Vi al padre cerrar la billetera y los ladrones alejarse a toda velocidad. “¡Dale, dale!” llegué a escuchar, como si estuvieron asustados. Ebe, las hijas y los hijos, petrificados. “¿Qué se llevaron?” se me ocurrió preguntar. “Eu tinha 600 pesos” me dice el hombre, indicando vagamente su billetera en una mano. “¿Celulares?” insisto. “Nada, nada” murmuran todos como confundidos y algunas manos ayudan a levantarme. Ebe me pregunta si estoy bien, y se echa a llorar. Dice que creyó que me habían disparado, pero con silenciador, porque no se había oído nada.
Después de unas cuadras de shock, nos aflojamos y me preguntan por qué me lancé al piso. Les hablo del “protocolo”. Nos desternillamos. Seguramente, en eso estamos todos de acuerdo, los ladrones, casi unos niños, creyeron que a la vieja rubia le había dado un síncope. Habrán huido antes de ser responsables de quién sabe qué.

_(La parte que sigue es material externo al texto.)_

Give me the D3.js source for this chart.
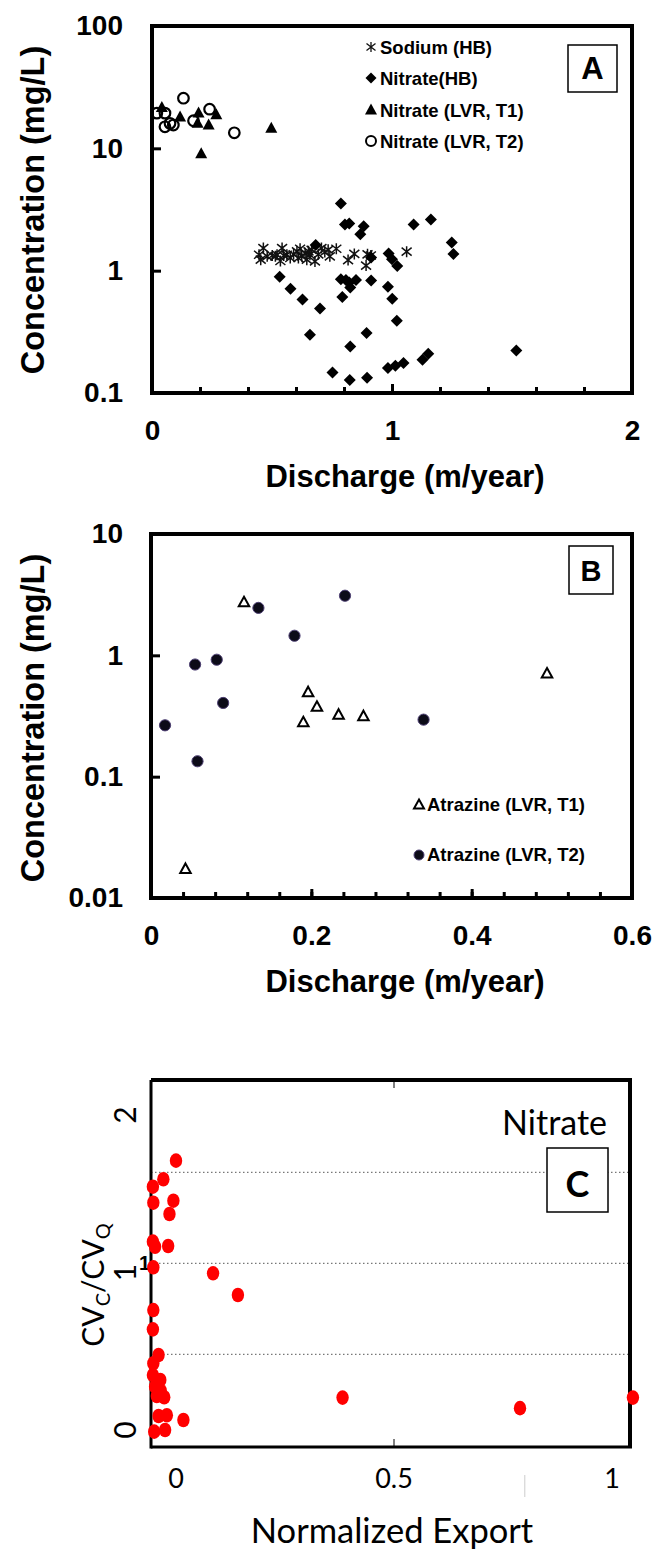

Un evento increíble, marcado íntegramente por relatos, los relatos que consumimos en la tele y el cine, que nos mantienen en vilo como si, durante los minutos que duran, fueran lo más importante del mundo.
Recordemos que era la época de Navidad, poblada de las tradicionales despedidas de fin de año. Unos días después lo conté todo con lujo de detalles en una de esas reuniones. Silencio a mi alrededor, otra vez la magia de un relato tenía a un puñado de humanos unidos en el ritual. “No sé qué habrán pensado de mí estos brasileños”, termino. “¿Qué pensaron, te preguntás?” responde un amigo con mucho sentido del humor. “Que el Uruguay tiene espectáculos en vivo baratísimos. Toda esa acción por solo 600 pesos… el año que viene están de nuevo acá, pidiéndote ir al mismo show”.